Há algo de brutalmente honesto no fracasso. Não estou a falar daquele fracasso que subitamente se transforma numa grandiosa vitória no último minuto, como nos filmes que nos fazem acreditar que basta “acreditar” para conseguir. Não. Falo do fracasso cru. O fracasso que não pede desculpas, que se instala e faz morada. Aquele que nos olha nos olhos e diz: “Não vais chegar lá. E tens o direito de não te sentir bem com isso.”
O fracasso real não tem uma banda sonora épica que encaixa melodicamente na nossa vida, exatamente naquele momento chave, só para causar impacto a quem assiste de perto. É o fracasso que acontece enquanto o mundo à nossa volta continua indiferente, sem abrandar. É o fracasso que nos visita demasiadas vezes, como uma nuvem pesada que nunca desaparece, que teima em colar no único pedaço de céu que paira sobre nós, mesmo quando todos os outros lugares parecem limpos para os outros.
E é desconfortável admitir: mas há quem lute uma vida inteira e não chegue lá. Pessoas que se esforçam, que acreditam, que dão tudo de si e, mesmo assim, não cruzam a linha. Porque a vida não é justa. Nunca foi. Porque o talento nem sempre é suficiente. Porque o esforço não garante nada. E porque, muitas vezes, o mundo celebra quem já tinha os meios para vencer, enquanto os outros ficam no silêncio de uma luta invisível.
Então, só me resta perguntar: o que sobra para quem não vence? Como se vive com a ideia de que talvez sejamos “aqueles”? Os que não serão lembrados, que não terão uma história inspiradora para contar, que passarão pela vida como notas de rodapé num livro que ninguém vai ler?
A resposta é tão simples quanto cruel: aprende-se a viver com isso. Aprende-se a carregar o peso do fracasso como se fosse uma segunda pele. Aprende-se a fazer as pazes com a ideia de que o valor de uma vida não está apenas nos aplausos, nos troféus ou no reconhecimento. Aprende-se, mas nunca se aceita totalmente. Porque, sejamos honestos, quem não quer vencer? Quem não quer, pelo menos uma vez, sentir que foi visto, que foi suficiente?

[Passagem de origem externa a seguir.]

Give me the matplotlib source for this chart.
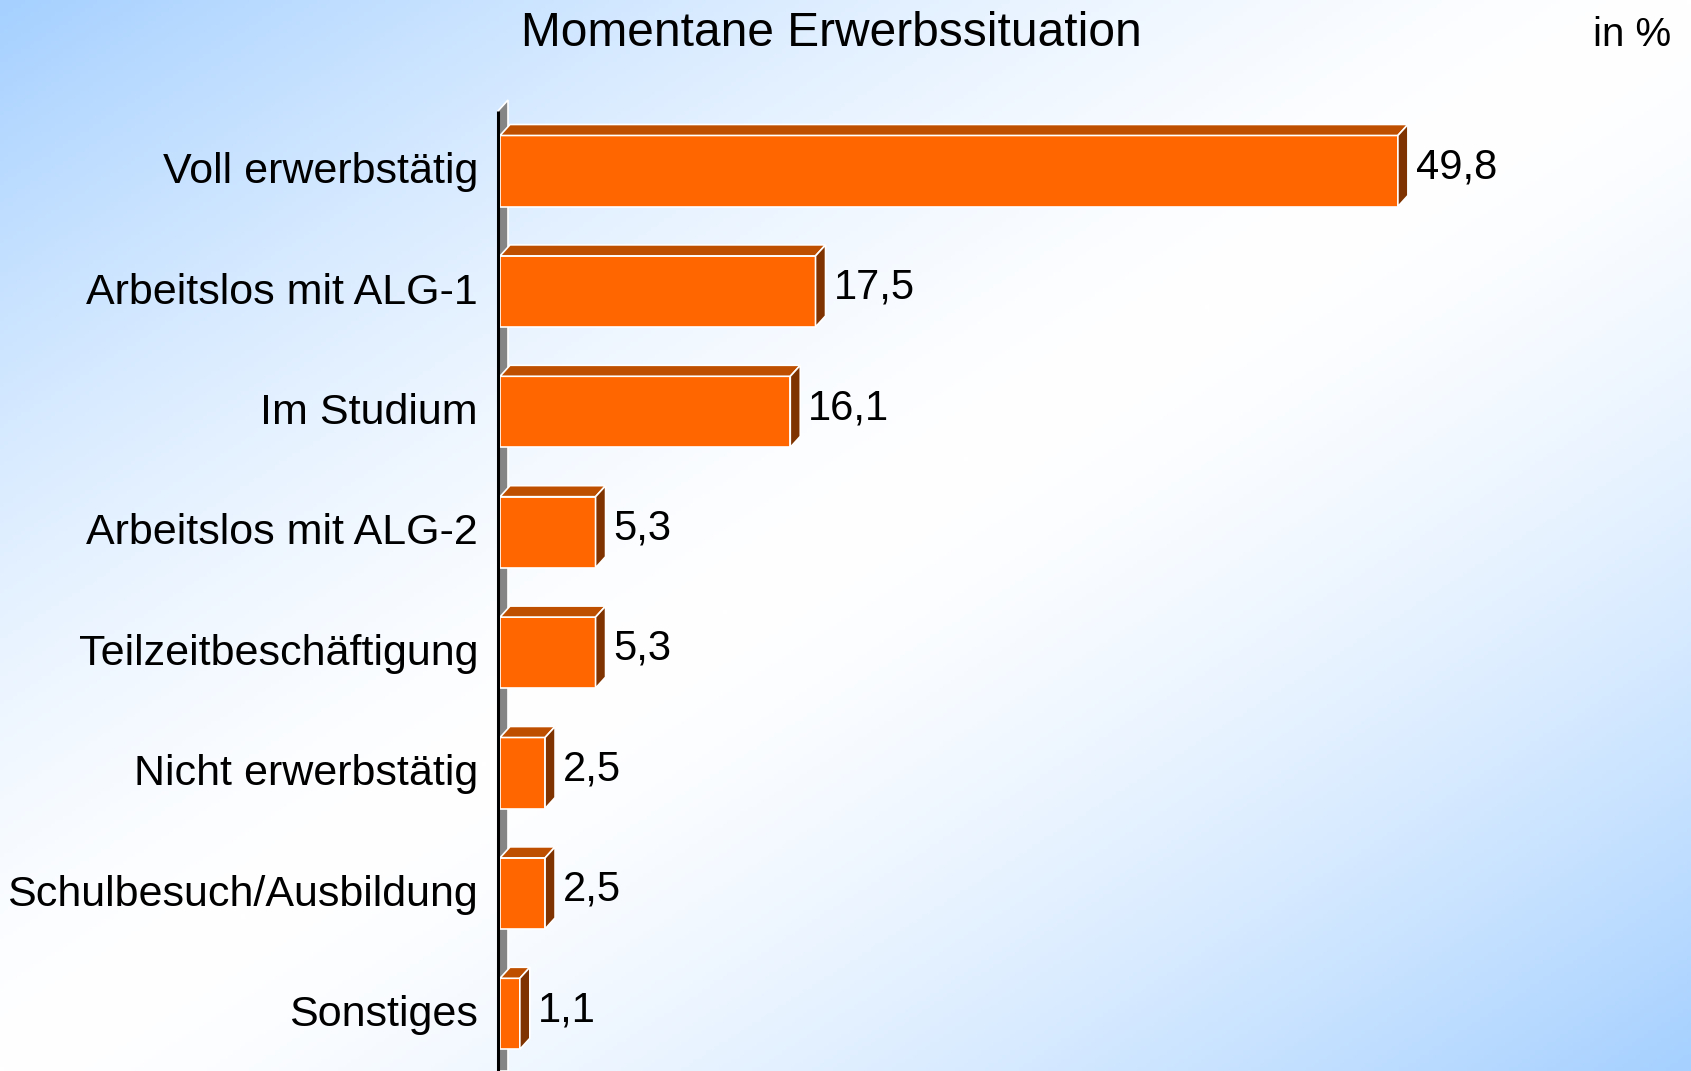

O problema é que ninguém nos prepara para falhar sem redenção. Vivemos num mundo que romantiza o fracasso como um trampolim para o sucesso. Mas e se não houver trampolim? E se tudo o que tivermos for o chão duro, onde caímos repetidamente, sem a promessa de um final feliz? Ninguém fala sobre isso. Sobre como dói continuar a tentar quando o coração já está exausto. Sobre como é cruel olhar para os lados e ver que o mundo continua a girar, enquanto nós ficamos parados no mesmo lugar, com vontade de girar com ele.
E talvez seja isso. Talvez o fracasso não tenha lições grandiosas para nos ensinar. Talvez não seja uma história de superação em construção, mas apenas o que é: fracasso. Uma parte inevitável da experiência humana. E talvez, no meio disso, exista algo de profundamente humano. Porque o fracasso obriga-nos a encarar quem somos quando tudo o que queremos escapa sem olhar para trás. Ele arranca-nos as máscaras e deixa-nos vulneráveis, despidos de pretensões.
Talvez o verdadeiro desafio não seja vencer, mas encontrar sentido na tentativa. Não transformar o fracasso numa vitória disfarçada, mas aceitá-lo como parte do caminho. Porque, no fundo, a vida é isso: um percurso sem garantias. E, às vezes, o maior ato de viver é reconhecer que não há mais nada a fazer, que o nosso “basta” também é uma forma de resistência.
E quem sabe, talvez, no silêncio de um caminho sem aplausos, exista algo de profundamente libertador. Mesmo que, um dia, decidamos parar. E, nesse momento, descobrimos que o fracasso não nos define, mas a maneira como o carregamos pode revelar quem realmente somos: alguém que não foi feito para vencer, mas para existir, com tudo o que isso implica.